Trevor Bauer, the National Fantasy Baseball Championship’s No.-9 starting pitcher and No.-31 player overall, has pitched to the tune of a 4.12 ERA this year. All things considered (“things” being, primarily, the juiced ball), Bauer hasn’t been awful. But after compiling a pristine 2.21 ERA in last year’s breakout with equally pristine ERA estimators to boot (3.14 xFIP, 3.21 SIERA), this year’s peripherals (4.35 xFIP, 4.21 SIERA) are far less inspiring, even when adjusted for context.

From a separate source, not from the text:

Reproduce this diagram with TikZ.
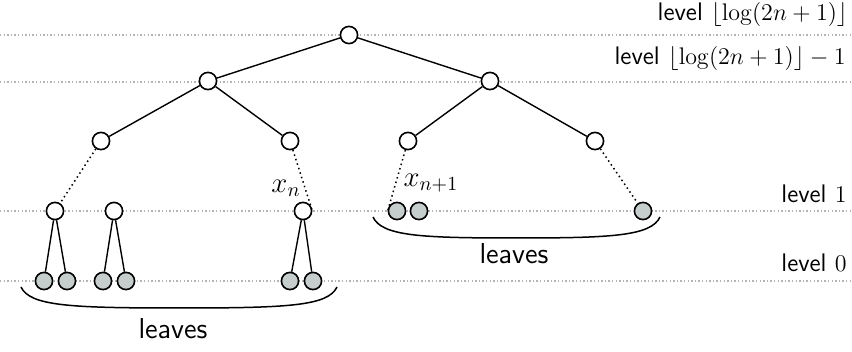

The easiest way to write off Bauer’s 2018 season as an aberration is, well, to look at everything else he has ever done. He sports a career 3.97 ERA, with just one season (2018) with an ERA under 4.00. The blind squirrel who took an approach as simplistic as this in 2019 would have invariably found a nut.

Such an approach, however, would grossly undersell Bauer’s gains in 2018, which were quite legitimate. Using the most basic of peripherals, Bauer’s swinging strike rate (SwStr%) took the best 3rd-biggest step forward in nominal terms, behind only Patrick Corbin (and his slider) and Gerrit Cole (and his fastball).

Yet 2018 gains do not necessarily beget sustained excellence. Bauer’s narrative is a fairly complex one, so let’s give it proper attention.